Darth Accountus: Hollywood Accounting Explained
James Earl Jones is a household name. The actor gained global fame for lending his rich, resonant voice to powerful heroes and villains alike. Perhaps his most iconic role is the voice of Darth Vader in the Star Wars saga. But while Jones shot to stardom, his co-actor David Prowse did not. Prowse was the man in the Vader suit, lending the character an imposing height and gait. Though the combination of the two men created arguably the greatest villain of all time, Prowse did not receive a single dollar for his work, because of the ‘Hollywood accounting’ syndrome.
Hollywood is synonymous with dizzying lights and glamour. Double-entry accounting, though one of the wonders of the business world, is anything but. Hollywood accounting is the practice of using financial chicanery to manipulate the books of a successful movie production (or any creative venture) to portray it as a loss-making entity on paper.
Why do this?
At the heart of the issue lies the concept of gross profit versus net profit. Gross profit for a movie is typically a measure of the revenue the movie generates in box office and other sales, minus the cost of shooting, production and other expenses involved with creating the film (typically the film’s budget). Net profit, on the other hand, is what is left of the profit after subtracting distribution costs, marketing expense and other payouts in the form of taxes and royalties. Companies in all industries routinely load expenses onto their books (like interest on debt) that legitimately decrease their bottom lines to reduce tax burden. Hollywood has an additional reason to do this. Several actors, including Prowse, make the mistake of signing contracts linking their compensation to a percentage of net profits. And there lies the problem.
In this glitzy industry, actors’ egos are not the only thing inflated. Studios frequently increase paper costs to circumvent profit-sharing payouts. There are several ways to do this, two particularly popular. In the subsidiary method, a studio creates a shell subsidiary company to perform a service (distribution, marketing, post-production, etc) for the movie. The company can charge the parent an exorbitant fee. While this significantly reduces profitability for the film, the cash remains within control of the studio, flowing from one pocket to another.
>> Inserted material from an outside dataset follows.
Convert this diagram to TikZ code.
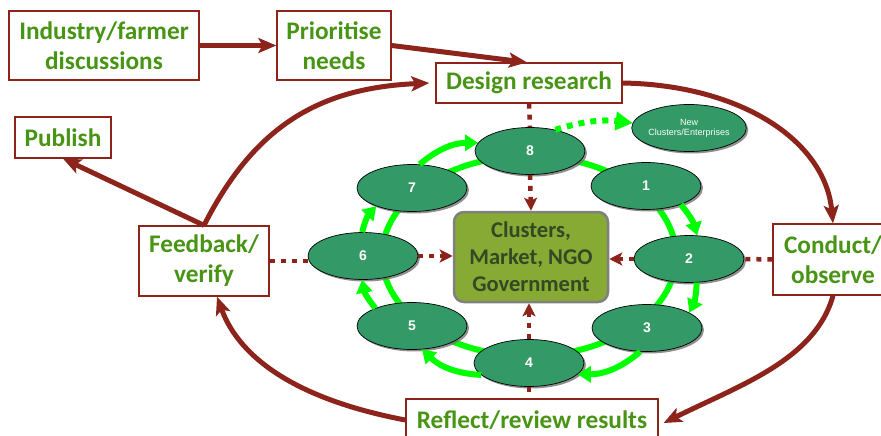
\documentclass[tikz,border=0pt]{standalone}
\usepackage{fontspec}
\setmainfont{Carlito}
\newfontfamily\arialf{Liberation Sans}
\usetikzlibrary{arrows.meta,shapes.geometric,shadows}
\definecolor{maroon}{RGB}{140,36,28}
\definecolor{txtgreen}{RGB}{72,148,20}
\definecolor{ellfill}{RGB}{51,153,102}
\definecolor{clfill}{RGB}{134,170,52}
\definecolor{clborder}{RGB}{128,128,128}
\definecolor{cltext}{RGB}{52,72,36}
\definecolor{brightgreen}{RGB}{0,255,0}
\tikzset{
  box/.style={draw=maroon, line width=1.3pt, fill=white, text=txtgreen,
    font=\bfseries\fontsize{25.3}{30}\selectfont, align=center, inner sep=0pt},
  ell/.style={ellipse, draw=black, line width=0.7pt, fill=ellfill,
    minimum width=110pt, minimum height=47pt, inner sep=0pt, text=white,
    font=\arialf\bfseries\fontsize{14}{16}\selectfont,
    drop shadow={shadow xshift=2pt, shadow yshift=-2pt, fill=black!55, opacity=0.8}},
  clbox/.style={draw=clborder, line width=2.5pt, fill=clfill, rounded corners=10pt,
    minimum width=154pt, minimum height=90pt, text=cltext, align=center,
    font=\bfseries\fontsize{22.5}{27}\selectfont},
  mline/.style={draw=maroon, line width=5pt, -{Stealth[length=18pt,width=15pt,inset=4pt]}},
  mdot/.style={draw=maroon, line width=4.5pt, dash pattern=on 5pt off 6pt},
  mdotarrow/.style={mdot, -{Stealth[length=13pt,width=13pt,inset=3pt]}},
  garrow/.style={draw=brightgreen, line width=6pt, -{Triangle[length=13pt,width=16pt]}},
  gdot/.style={draw=brightgreen, line width=6pt, dash pattern=on 6pt off 6pt,
    -{Triangle[length=17pt,width=18pt]}},
  ringline/.style={draw=brightgreen, line width=6pt}
}
\begin{document}
\begin{tikzpicture}[x=1pt,y=-1pt]
\useasboundingbox (0,0) rectangle (881,436);

% inner ring behind the ellipses
\coordinate (rc) at (529,256);
\draw[ringline] (rc) ellipse [x radius=147pt, y radius=100pt];

% boxes
\node[box, minimum width=190pt, minimum height=69pt] (ind) at (104,45.5) {Industry/farmer\\discussions};
\node[box, minimum width=114pt, minimum height=69pt] (pri) at (334,45.5) {Prioritise\\needs};
\node[box, minimum width=186pt, minimum height=40pt] (des) at (529,83) {Design research};
\node[box, minimum width=96pt, minimum height=41pt] (pub) at (63,137.5) {Publish};
\node[box, minimum width=130pt, minimum height=70pt] (fb) at (204,261) {Feedback/\\verify};
\node[box, minimum width=120pt, minimum height=71pt] (con) at (833,259.5) {Conduct/\\observe};
\node[box, minimum width=252pt, minimum height=42pt] (ref) at (532,420) {Reflect/review results};

% centre box
\node[clbox] (cl) at (531,257) {Clusters,\\Market, NGO\\Government};

% ellipses
\node[ell] (e8) at (530,151) {8};
\node[ell] (e1) at (646,186) {1};
\node[ell] (e2) at (689,259) {2};
\node[ell] (e3) at (647,328) {3};
\node[ell] (e4) at (529,363) {4};
\node[ell] (e5) at (412,326) {5};
\node[ell] (e6) at (363,256) {6};
\node[ell] (e7) at (412,188) {7};
\node[ell, font=\arialf\fontsize{9}{10}\selectfont, align=center] (new) at (689,128) {New\\Clusters/Enterprises};

% outer green arrows
\draw[garrow] (e7.72) to[bend left=20] (e8.171);
\draw[garrow] (e1.-28) to[bend left=12] (e2.71);
\draw[garrow] (e2.-72) to[bend left=12] (e3.20);
\draw[garrow] (e3.-106) to[bend left=20] (e4.-13);
\draw[garrow] (e4.-166) to[bend left=20] (e5.-67);
\draw[garrow] (e5.154) to[bend left=15] (e6.-92);
\draw[garrow] (e6.92) to[bend left=15] (e7.-153);
\draw[gdot] (e8.40) to[bend left=12] (new.175);

% maroon dotted links
\draw[mdot] (des.south) -- (e8.north);
\draw[mdotarrow] (e8.south) -- (cl.north);
\draw[mdotarrow] (e2.west) -- (e2.west -| cl.east);
\draw[mdotarrow] (e6.east) -- (e6.east -| cl.west);
\draw[mdotarrow] (e4.north) -- (e4.north |- cl.south);
\draw[mdot] (fb.east) -- (fb.east -| e6.west);
\draw[mdot] (con.west) -- (e2.east);
\draw[mdot] (e4.south) -- (e4.south |- ref.north);

% maroon solid arrows
\draw[mline] (ind) -- (pri);
\draw[mline] (pri.east) -- ([xshift=-2pt]des.north);
\draw[mline] (fb.north) .. controls (255,125) and (320,88) .. ([xshift=-6pt]des.west);
\draw[mline] (fb.north) -- (pub.south);
\draw[mline] (des.east) .. controls (740,85) and (825,140) .. (con.north);
\draw[mline] (con.south) .. controls (815,360) and (740,385) .. ([xshift=5pt,yshift=-3pt]ref.east);
\draw[mline] (ref.west) .. controls (300,400) and (240,360) .. ([xshift=13pt]fb.south);
\end{tikzpicture}
\end{document}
The other common method is cross-collateralization of accounting from two different projects. Simply put, this method allows studio executives to load the losses from an unprofitable film onto the Profit & Loss (P&L) Statement of a successful film, reducing net profit and all its linked payouts.
Let’s look at a simple numeric example. Assume Studio X has a new film that grosses $10 million against a budget of $3 million. After accounting for weighted average distribution fees of $3 million, the company makes a net profit of $4 million.
If the total payout to actors was 10% of net profits, the actors would receive $400,000 in total. But studios can also reduce the payout to actors while increasing their own collections. The studio could run an expensive marketing campaign which would boost revenue (an increased $5 million sales from a $3 million investment in our example) and add an expense that reduces net profit. Although this is perfectly legitimate, the studio could also employ Hollywood accounting to further trim its liability. For instance, in a superhero movie, the project might license the right to use the characters from a parent or subsidiary entity that holds the intellectual property for use of these characters. This creates the facade of a legitimate expense but is really just a related-party transaction.
These simple maneuvers now reduce the actors’ payout to $100,000 while simultaneously increasing the film’s revenue and payout to the studio. Which is precisely why Prowse, who worked for a percentage of the net profits, never got paid for his work. Despite the details being unclear, Return of the Jedi, the final arc of the original Star Wars trilogy has, according to Lucasfilm, never made a profit despite earning $475 million at the box office against a budget of $32.5 million.
Prowse’s misfortune might have gone under the radar, yet Hollywood accounting has gained notoriety in several other high-profile cases. Perhaps most infamously, Stan Lee, the co-creator of Spiderman (among hundreds of other Marvel characters) had a contract which would pay him 10% of all net profits of any production based on his characters. The 2002 Spiderman film grossed over $800 million in revenue, but the producers claimed a loss and Lee received nothing. Luckily, Lee had enough visibility to successfully sue Marvel Comics and claim $10 million in damages.
If lawsuits contesting these accounting tactics are gaining prevalence, attitudes are changing as well. At the end of the day, movie production is a business and actors must be seen as employees. Most corporate employees have variable pay and bonuses linked to sales rather than profitability (if they didn’t, unprofitable tech behemoths like Uber and Slack would find it very hard to attract top talent). Similarly, most actors worth their salt today negotiate contracts that pay them a large lumpsum amount, or a variable fee that is linked to the movie’s gross revenue rather than net profits. Luckily for Star Wars fans, James Earl Jones refused a share of net profits and instead negotiated a lumpsum payment. Unfortunately, Jones underestimated the impact the movie would create and settled for a paltry $7,000 for the first installment of the series. The series took off, Jones became a legend and no amount of Hollywood accounting shenanigans could touch him again.